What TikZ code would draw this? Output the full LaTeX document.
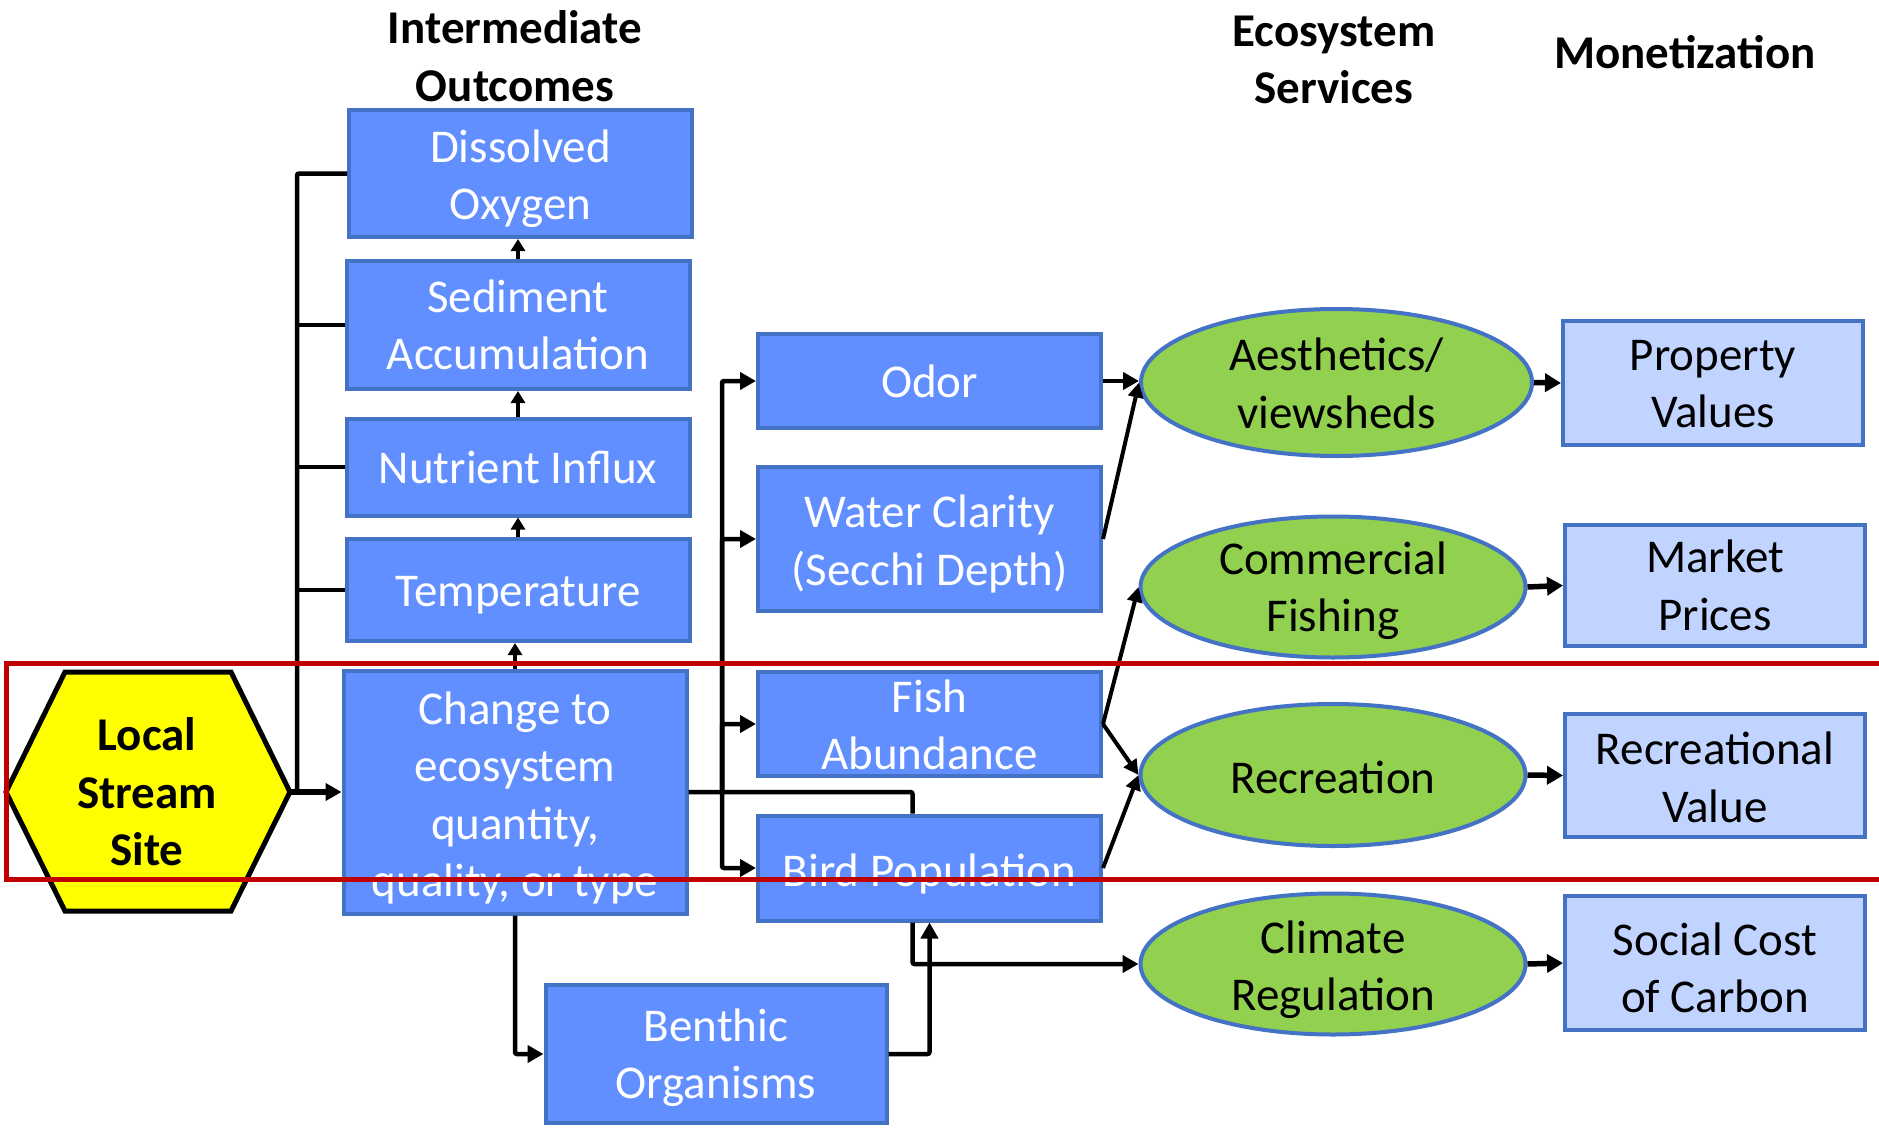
\documentclass[tikz,border=0pt]{standalone}
\usepackage{fontspec}
\setmainfont{Carlito}
\usetikzlibrary{arrows.meta,shapes.geometric}
\definecolor{boxblue}{HTML}{628FFF}
\definecolor{edgeblue}{HTML}{4472C4}
\definecolor{lightblue}{HTML}{C1D4FF}
\definecolor{leaf}{HTML}{92D050}
\definecolor{redline}{HTML}{C00000}
\definecolor{hexyellow}{HTML}{FFFF00}
\begin{document}
\begin{tikzpicture}[x=1pt,y=-1pt,
  txt/.style={font=\fontsize{47pt}{57.4pt}\selectfont, align=center, inner sep=0pt},
  wtxt/.style={txt, text=white},
  ttl/.style={font=\fontsize{47pt}{57.4pt}\selectfont\bfseries, align=center, inner sep=0pt},
  bluebox/.style={rectangle, draw=edgeblue, line width=4pt, fill=boxblue, minimum width=343pt, inner sep=0pt},
  lightbox/.style={rectangle, draw=edgeblue, line width=4pt, fill=lightblue, minimum width=300pt, inner sep=0pt},
  svc/.style={ellipse, draw=edgeblue, line width=4pt, fill=leaf, minimum width=385pt, minimum height=141pt, inner sep=0pt},
  conn/.style={line width=4.5pt, rounded corners=2pt},
  arr/.style={conn, -{Triangle[length=16pt,width=17pt]}},
  sarr/.style={line width=4pt, -{Triangle[length=12pt,width=14pt]}},
  darr/.style={line width=4pt, -{Triangle[length=15pt,width=15pt]}},
  earr/.style={line width=5.5pt, -{Triangle[length=16pt,width=18pt]}}
]
\clip (0,0) rectangle (1879,1127);
\fill[white] (0,0) rectangle (1879,1127);

% titles
\node[ttl] (t1) at (515,56) {Intermediate\\Outcomes};
\node[ttl] (t2) at (1334,60) {Ecosystem\\Services};
\node[ttl] (t3) at (1685,52) {Monetization};

% hexagon
\draw[line width=5pt, fill=hexyellow, line join=miter]
  (6,792) -- (65,672) -- (231,672) -- (290,792) -- (231,911) -- (65,911) -- cycle;
\node[ttl] (lss) at (147,792) {Local\\Stream\\Site};
\coordinate (hexR) at (290,792);

% intermediate outcomes
\node[bluebox, minimum height=127pt] (do) at (520.5,173.5) {};
\node[wtxt] (doT) at ([yshift=-5pt]do.center) {Dissolved\\Oxygen};
\node[bluebox, minimum height=128pt] (sed) at (518,325) {};
\node[wtxt] (sedT) at (sed.center) {Sediment\\Accumulation};
\node[bluebox, minimum height=97pt] (nut) at (518,467) {};
\node[wtxt] (nutT) at (nut.center) {Nutrient Influx};
\node[bluebox, minimum height=102pt] (tmp) at (518,590) {};
\node[wtxt] (tmpT) at ([yshift=-5pt]tmp.center) {Temperature};
\node[bluebox, minimum height=243pt] (chg) at (515,792) {};
\node[wtxt] (chgT) at ([yshift=-6pt]chg.center) {Change to\\ecosystem\\quantity,\\quality, or type};
\node[bluebox, minimum width=341pt, minimum height=138pt] (ben) at (716,1054) {};
\node[wtxt] (benT) at ([yshift=-4pt]ben.center) {Benthic\\Organisms};

\node[bluebox, minimum height=94pt] (odor) at (929.5,381) {};
\node[wtxt] (odorT) at (odor.center) {Odor};
\node[bluebox, minimum height=144pt] (wc) at (929.5,539) {};
\node[wtxt] (wcT) at ([yshift=-5pt]wc.center) {Water Clarity\\(Secchi Depth)};
\node[bluebox, minimum height=104pt] (fish) at (929.5,724) {};
\node[wtxt] (fishT) at ([yshift=-1pt]fish.center) {Fish\\Abundance};
\node[bluebox, minimum height=105pt] (bird) at (929.5,868) {};
\node[wtxt] (birdT) at ([yshift=-6pt]bird.center) {Bird Population};

% ecosystem services
\node[svc, minimum width=391pt, minimum height=147pt] (aes) at (1336.5,382.5) {};
\node[txt] (aesT) at ([yshift=-1pt]aes.center) {Aesthetics/\\viewsheds};
\node[svc] (cf) at (1333,587) {};
\node[txt] (cfT) at ([yshift=-4pt]cf.center) {Commercial\\Fishing};
\node[svc, minimum height=142pt] (rec) at (1333,775) {};
\node[txt] (recT) at ([yshift=-2pt]rec.center) {Recreation};
\node[svc] (clim) at (1333,964) {};
\node[txt] (climT) at ([yshift=-6pt]clim.center) {Climate\\Regulation};

% monetization
\node[lightbox, minimum height=124pt] (prop) at (1713,383) {};
\node[txt] (propT) at ([yshift=-1pt]prop.center) {Property\\Values};
\node[lightbox, minimum height=121pt] (mkt) at (1715,585.5) {};
\node[txt] (mktT) at (mkt.center) {Market\\Prices};
\node[lightbox, minimum height=123pt] (rv) at (1715,775.5) {};
\node[txt] (rvT) at ([yshift=-2pt]rv.center) {Recreational\\Value};
\node[lightbox, minimum height=134pt] (scc) at (1715,963) {};
\node[txt] (sccT) at ([yshift=-5pt]scc.center) {Social Cost\\of Carbon};

% left bus
\coordinate (bus) at (297,792);
\draw[conn] (do.west) -| (bus);
\draw[conn] (sed.west) -- (sed.west -| bus);
\draw[conn] (nut.west) -- (nut.west -| bus);
\draw[conn] (tmp.west) -- (tmp.west -| bus);
\draw[arr, line width=6pt] (hexR) -- (chg.west);

% vertical chain
\draw[sarr] (chg.north) -- (chg.north |- tmp.south);
\draw[sarr] (tmp.north) -- (tmp.north |- nut.south);
\draw[sarr] (nut.north) -- (nut.north |- sed.south);
\draw[sarr] (sed.north) -- (sed.north |- do.south);

% change -> right side
\coordinate (birdIn) at ([xshift=-17pt]bird.north);
\draw[conn] (chg.east) -| (birdIn);
\coordinate (b2) at (722,792);
\draw[arr] (b2) |- (odor.west);
\draw[arr] (b2) |- (wc.west);
\draw[arr] (b2) |- (fish.west);
\draw[arr] (b2) |- (bird.west);

% benthic
\draw[arr] (chg.south) |- (ben.west);
\draw[arr] (ben.east) -| (bird.south);
\coordinate (birdOut) at ([xshift=-17pt]bird.south);
\draw[arr] (birdOut) |- (clim.west);

% to ecosystem services
\draw[arr] (odor.east) -- (odor.east -| aes.west);
\draw[darr] (wc.east) -- (aes.west);
\draw[darr] (fish.east) -- (cf.west);
\draw[darr] (fish.east) -- (rec.west);
\draw[darr] (bird.east) -- (rec.west);

% to monetization
\draw[earr] (aes.east) -- (prop.west);
\draw[earr] (cf.east) -- (mkt.west);
\draw[earr] (rec.east) -- (rv.west);
\draw[earr] (clim.east) -- (scc.west);

% red highlight
\draw[redline, line width=5pt] (6,663) rectangle (1895,879);
\end{tikzpicture}
\end{document}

■ ■ ■ ■

▶ **Work to complete**:
Do not include the images; transcribe the rest of the listing exactly.

▶ **Task answer**:
What TikZ code would draw this? Output the full LaTeX document.
\documentclass[tikz,border=0pt]{standalone}
\usepackage{fontspec}
\setmainfont{Carlito}
\usetikzlibrary{arrows.meta,shapes.geometric}
\definecolor{boxblue}{HTML}{628FFF}
\definecolor{edgeblue}{HTML}{4472C4}
\definecolor{lightblue}{HTML}{C1D4FF}
\definecolor{leaf}{HTML}{92D050}
\definecolor{redline}{HTML}{C00000}
\definecolor{hexyellow}{HTML}{FFFF00}
\begin{document}
\begin{tikzpicture}[x=1pt,y=-1pt,
  txt/.style={font=\fontsize{47pt}{57.4pt}\selectfont, align=center, inner sep=0pt},
  wtxt/.style={txt, text=white},
  ttl/.style={font=\fontsize{47pt}{57.4pt}\selectfont\bfseries, align=center, inner sep=0pt},
  bluebox/.style={rectangle, draw=edgeblue, line width=4pt, fill=boxblue, minimum width=343pt, inner sep=0pt},
  lightbox/.style={rectangle, draw=edgeblue, line width=4pt, fill=lightblue, minimum width=300pt, inner sep=0pt},
  svc/.style={ellipse, draw=edgeblue, line width=4pt, fill=leaf, minimum width=385pt, minimum height=141pt, inner sep=0pt},
  conn/.style={line width=4.5pt, rounded corners=2pt},
  arr/.style={conn, -{Triangle[length=16pt,width=17pt]}},
  sarr/.style={line width=4pt, -{Triangle[length=12pt,width=14pt]}},
  darr/.style={line width=4pt, -{Triangle[length=15pt,width=15pt]}},
  earr/.style={line width=5.5pt, -{Triangle[length=16pt,width=18pt]}}
]
\clip (0,0) rectangle (1879,1127);
\fill[white] (0,0) rectangle (1879,1127);

% titles
\node[ttl] (t1) at (515,56) {Intermediate\\Outcomes};
\node[ttl] (t2) at (1334,60) {Ecosystem\\Services};
\node[ttl] (t3) at (1685,52) {Monetization};

% hexagon
\draw[line width=5pt, fill=hexyellow, line join=miter]
  (6,792) -- (65,672) -- (231,672) -- (290,792) -- (231,911) -- (65,911) -- cycle;
\node[ttl] (lss) at (147,792) {Local\\Stream\\Site};
\coordinate (hexR) at (290,792);

% intermediate outcomes
\node[bluebox, minimum height=127pt] (do) at (520.5,173.5) {};
\node[wtxt] (doT) at ([yshift=-5pt]do.center) {Dissolved\\Oxygen};
\node[bluebox, minimum height=128pt] (sed) at (518,325) {};
\node[wtxt] (sedT) at (sed.center) {Sediment\\Accumulation};
\node[bluebox, minimum height=97pt] (nut) at (518,467) {};
\node[wtxt] (nutT) at (nut.center) {Nutrient Influx};
\node[bluebox, minimum height=102pt] (tmp) at (518,590) {};
\node[wtxt] (tmpT) at ([yshift=-5pt]tmp.center) {Temperature};
\node[bluebox, minimum height=243pt] (chg) at (515,792) {};
\node[wtxt] (chgT) at ([yshift=-6pt]chg.center) {Change to\\ecosystem\\quantity,\\quality, or type};
\node[bluebox, minimum width=341pt, minimum height=138pt] (ben) at (716,1054) {};
\node[wtxt] (benT) at ([yshift=-4pt]ben.center) {Benthic\\Organisms};

\node[bluebox, minimum height=94pt] (odor) at (929.5,381) {};
\node[wtxt] (odorT) at (odor.center) {Odor};
\node[bluebox, minimum height=144pt] (wc) at (929.5,539) {};
\node[wtxt] (wcT) at ([yshift=-5pt]wc.center) {Water Clarity\\(Secchi Depth)};
\node[bluebox, minimum height=104pt] (fish) at (929.5,724) {};
\node[wtxt] (fishT) at ([yshift=-1pt]fish.center) {Fish\\Abundance};
\node[bluebox, minimum height=105pt] (bird) at (929.5,868) {};
\node[wtxt] (birdT) at ([yshift=-6pt]bird.center) {Bird Population};

% ecosystem services
\node[svc, minimum width=391pt, minimum height=147pt] (aes) at (1336.5,382.5) {};
\node[txt] (aesT) at ([yshift=-1pt]aes.center) {Aesthetics/\\viewsheds};
\node[svc] (cf) at (1333,587) {};
\node[txt] (cfT) at ([yshift=-4pt]cf.center) {Commercial\\Fishing};
\node[svc, minimum height=142pt] (rec) at (1333,775) {};
\node[txt] (recT) at ([yshift=-2pt]rec.center) {Recreation};
\node[svc] (clim) at (1333,964) {};
\node[txt] (climT) at ([yshift=-6pt]clim.center) {Climate\\Regulation};

% monetization
\node[lightbox, minimum height=124pt] (prop) at (1713,383) {};
\node[txt] (propT) at ([yshift=-1pt]prop.center) {Property\\Values};
\node[lightbox, minimum height=121pt] (mkt) at (1715,585.5) {};
\node[txt] (mktT) at (mkt.center) {Market\\Prices};
\node[lightbox, minimum height=123pt] (rv) at (1715,775.5) {};
\node[txt] (rvT) at ([yshift=-2pt]rv.center) {Recreational\\Value};
\node[lightbox, minimum height=134pt] (scc) at (1715,963) {};
\node[txt] (sccT) at ([yshift=-5pt]scc.center) {Social Cost\\of Carbon};

% left bus
\coordinate (bus) at (297,792);
\draw[conn] (do.west) -| (bus);
\draw[conn] (sed.west) -- (sed.west -| bus);
\draw[conn] (nut.west) -- (nut.west -| bus);
\draw[conn] (tmp.west) -- (tmp.west -| bus);
\draw[arr, line width=6pt] (hexR) -- (chg.west);

% vertical chain
\draw[sarr] (chg.north) -- (chg.north |- tmp.south);
\draw[sarr] (tmp.north) -- (tmp.north |- nut.south);
\draw[sarr] (nut.north) -- (nut.north |- sed.south);
\draw[sarr] (sed.north) -- (sed.north |- do.south);

% change -> right side
\coordinate (birdIn) at ([xshift=-17pt]bird.north);
\draw[conn] (chg.east) -| (birdIn);
\coordinate (b2) at (722,792);
\draw[arr] (b2) |- (odor.west);
\draw[arr] (b2) |- (wc.west);
\draw[arr] (b2) |- (fish.west);
\draw[arr] (b2) |- (bird.west);

% benthic
\draw[arr] (chg.south) |- (ben.west);
\draw[arr] (ben.east) -| (bird.south);
\coordinate (birdOut) at ([xshift=-17pt]bird.south);
\draw[arr] (birdOut) |- (clim.west);

% to ecosystem services
\draw[arr] (odor.east) -- (odor.east -| aes.west);
\draw[darr] (wc.east) -- (aes.west);
\draw[darr] (fish.east) -- (cf.west);
\draw[darr] (fish.east) -- (rec.west);
\draw[darr] (bird.east) -- (rec.west);

% to monetization
\draw[earr] (aes.east) -- (prop.west);
\draw[earr] (cf.east) -- (mkt.west);
\draw[earr] (rec.east) -- (rv.west);
\draw[earr] (clim.east) -- (scc.west);

% red highlight
\draw[redline, line width=5pt] (6,663) rectangle (1895,879);
\end{tikzpicture}
\end{document}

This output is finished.